--- BEGIN ---
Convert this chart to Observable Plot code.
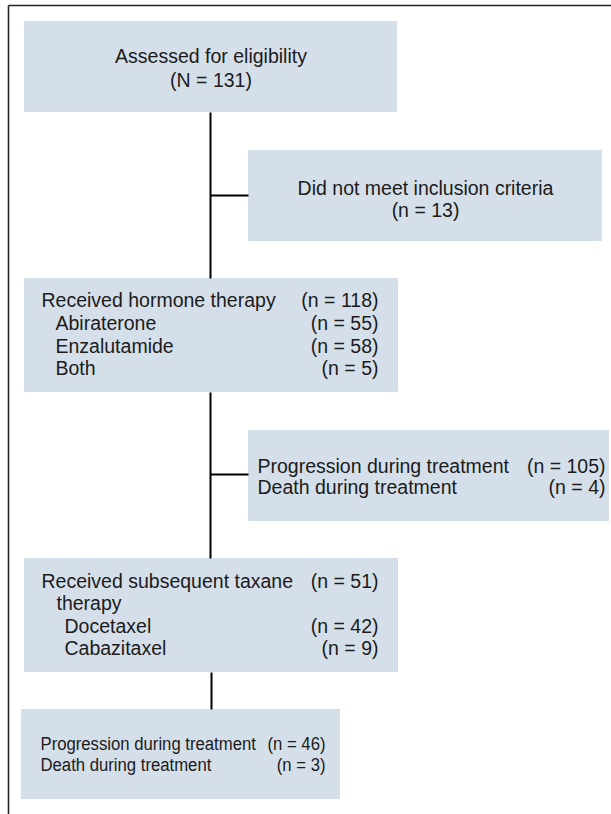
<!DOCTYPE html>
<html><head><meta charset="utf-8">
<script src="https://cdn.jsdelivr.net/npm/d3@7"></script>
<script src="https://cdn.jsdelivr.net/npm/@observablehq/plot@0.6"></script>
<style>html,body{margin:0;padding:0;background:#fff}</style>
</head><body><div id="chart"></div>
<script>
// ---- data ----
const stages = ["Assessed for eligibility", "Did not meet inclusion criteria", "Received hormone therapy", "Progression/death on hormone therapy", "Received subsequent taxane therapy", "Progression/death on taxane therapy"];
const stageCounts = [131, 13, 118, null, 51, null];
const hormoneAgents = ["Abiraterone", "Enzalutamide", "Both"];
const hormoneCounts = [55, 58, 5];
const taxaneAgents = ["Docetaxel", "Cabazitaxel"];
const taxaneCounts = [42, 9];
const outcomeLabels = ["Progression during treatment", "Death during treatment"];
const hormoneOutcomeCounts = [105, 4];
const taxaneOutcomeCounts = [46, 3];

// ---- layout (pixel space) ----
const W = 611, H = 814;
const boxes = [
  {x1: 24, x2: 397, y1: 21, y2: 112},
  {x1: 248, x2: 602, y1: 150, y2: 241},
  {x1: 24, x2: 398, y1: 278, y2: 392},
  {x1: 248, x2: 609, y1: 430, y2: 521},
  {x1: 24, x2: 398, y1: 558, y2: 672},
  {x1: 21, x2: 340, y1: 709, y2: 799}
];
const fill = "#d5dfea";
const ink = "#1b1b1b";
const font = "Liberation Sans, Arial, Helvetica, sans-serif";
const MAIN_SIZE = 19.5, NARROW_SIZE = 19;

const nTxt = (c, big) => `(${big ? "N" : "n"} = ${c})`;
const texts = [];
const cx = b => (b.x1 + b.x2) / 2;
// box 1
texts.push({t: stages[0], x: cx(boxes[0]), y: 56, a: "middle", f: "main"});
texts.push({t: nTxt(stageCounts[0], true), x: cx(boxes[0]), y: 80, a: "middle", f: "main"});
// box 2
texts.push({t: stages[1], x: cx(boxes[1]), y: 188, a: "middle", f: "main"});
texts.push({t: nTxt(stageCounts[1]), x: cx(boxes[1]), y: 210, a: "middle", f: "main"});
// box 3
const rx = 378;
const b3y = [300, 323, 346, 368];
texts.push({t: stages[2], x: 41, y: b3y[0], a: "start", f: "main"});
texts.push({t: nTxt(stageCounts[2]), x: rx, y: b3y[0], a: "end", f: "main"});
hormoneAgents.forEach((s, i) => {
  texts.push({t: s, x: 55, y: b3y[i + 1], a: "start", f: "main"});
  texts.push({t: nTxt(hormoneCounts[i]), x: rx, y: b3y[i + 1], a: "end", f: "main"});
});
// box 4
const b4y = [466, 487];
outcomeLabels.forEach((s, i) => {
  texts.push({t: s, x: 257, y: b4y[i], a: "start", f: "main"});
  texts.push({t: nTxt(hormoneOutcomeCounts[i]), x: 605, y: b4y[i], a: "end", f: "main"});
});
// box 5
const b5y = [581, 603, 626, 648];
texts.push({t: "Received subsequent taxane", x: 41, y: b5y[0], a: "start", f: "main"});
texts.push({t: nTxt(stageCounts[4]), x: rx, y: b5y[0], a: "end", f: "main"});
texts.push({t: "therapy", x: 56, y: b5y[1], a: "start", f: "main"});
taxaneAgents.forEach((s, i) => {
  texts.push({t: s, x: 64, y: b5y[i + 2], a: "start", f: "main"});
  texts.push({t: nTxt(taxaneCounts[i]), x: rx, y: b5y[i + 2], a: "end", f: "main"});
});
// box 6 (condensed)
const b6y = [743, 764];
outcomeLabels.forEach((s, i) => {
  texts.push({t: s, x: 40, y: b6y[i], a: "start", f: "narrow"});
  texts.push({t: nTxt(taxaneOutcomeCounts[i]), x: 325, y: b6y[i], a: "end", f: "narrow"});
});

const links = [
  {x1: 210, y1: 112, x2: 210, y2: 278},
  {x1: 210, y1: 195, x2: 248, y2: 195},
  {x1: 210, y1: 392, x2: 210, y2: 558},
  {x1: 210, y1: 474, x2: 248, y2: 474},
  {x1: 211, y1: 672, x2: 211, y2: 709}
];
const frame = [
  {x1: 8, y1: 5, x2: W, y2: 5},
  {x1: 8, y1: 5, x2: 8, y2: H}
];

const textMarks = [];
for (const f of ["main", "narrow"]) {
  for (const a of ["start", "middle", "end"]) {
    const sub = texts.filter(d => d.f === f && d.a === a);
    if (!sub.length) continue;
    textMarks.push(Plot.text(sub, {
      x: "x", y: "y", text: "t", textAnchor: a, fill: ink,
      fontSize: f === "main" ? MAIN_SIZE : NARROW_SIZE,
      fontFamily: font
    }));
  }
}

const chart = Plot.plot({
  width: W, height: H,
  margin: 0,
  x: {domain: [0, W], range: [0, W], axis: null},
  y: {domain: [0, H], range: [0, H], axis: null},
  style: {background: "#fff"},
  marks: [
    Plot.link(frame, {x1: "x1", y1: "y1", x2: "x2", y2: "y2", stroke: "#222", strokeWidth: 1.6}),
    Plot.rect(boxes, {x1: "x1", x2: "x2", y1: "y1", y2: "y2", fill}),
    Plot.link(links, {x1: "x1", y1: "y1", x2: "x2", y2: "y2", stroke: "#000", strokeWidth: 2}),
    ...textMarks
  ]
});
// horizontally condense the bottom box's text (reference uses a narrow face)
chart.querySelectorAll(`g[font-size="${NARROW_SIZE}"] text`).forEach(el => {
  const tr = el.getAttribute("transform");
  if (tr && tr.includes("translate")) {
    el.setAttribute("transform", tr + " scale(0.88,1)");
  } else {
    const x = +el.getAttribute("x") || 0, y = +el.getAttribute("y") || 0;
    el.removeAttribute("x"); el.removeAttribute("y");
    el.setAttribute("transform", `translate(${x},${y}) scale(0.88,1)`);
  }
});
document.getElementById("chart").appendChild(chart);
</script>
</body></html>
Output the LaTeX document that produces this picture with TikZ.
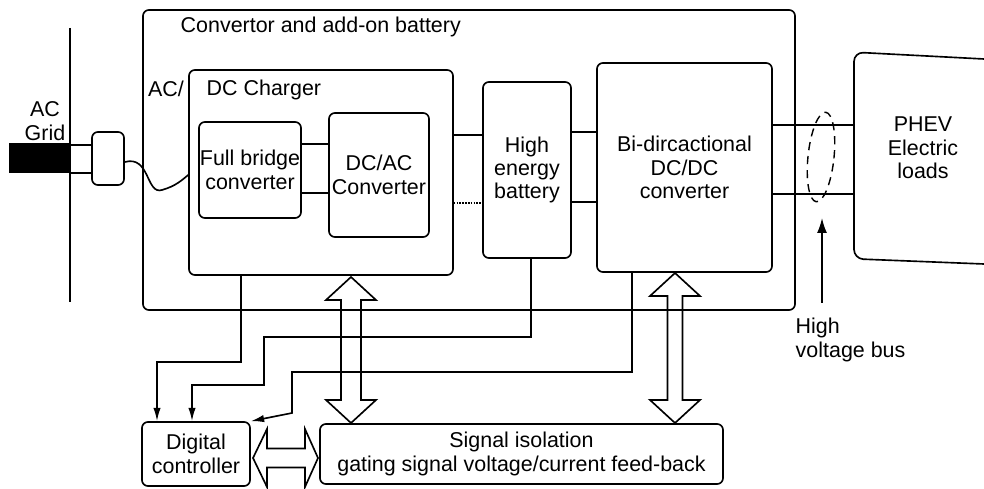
--- END ---
EXERCISE DESCRIPTION:
Start at the first line of the records and write out everything up to and including the line containing "const taxaneOutcomeCounts = [46, 3];". No pictures.

ANSWER TO THE TASK:
Convert this chart to Observable Plot code.
<!DOCTYPE html>
<html><head><meta charset="utf-8">
<script src="https://cdn.jsdelivr.net/npm/d3@7"></script>
<script src="https://cdn.jsdelivr.net/npm/@observablehq/plot@0.6"></script>
<style>html,body{margin:0;padding:0;background:#fff}</style>
</head><body><div id="chart"></div>
<script>
// ---- data ----
const stages = ["Assessed for eligibility", "Did not meet inclusion criteria", "Received hormone therapy", "Progression/death on hormone therapy", "Received subsequent taxane therapy", "Progression/death on taxane therapy"];
const stageCounts = [131, 13, 118, null, 51, null];
const hormoneAgents = ["Abiraterone", "Enzalutamide", "Both"];
const hormoneCounts = [55, 58, 5];
const taxaneAgents = ["Docetaxel", "Cabazitaxel"];
const taxaneCounts = [42, 9];
const outcomeLabels = ["Progression during treatment", "Death during treatment"];
const hormoneOutcomeCounts = [105, 4];
const taxaneOutcomeCounts = [46, 3];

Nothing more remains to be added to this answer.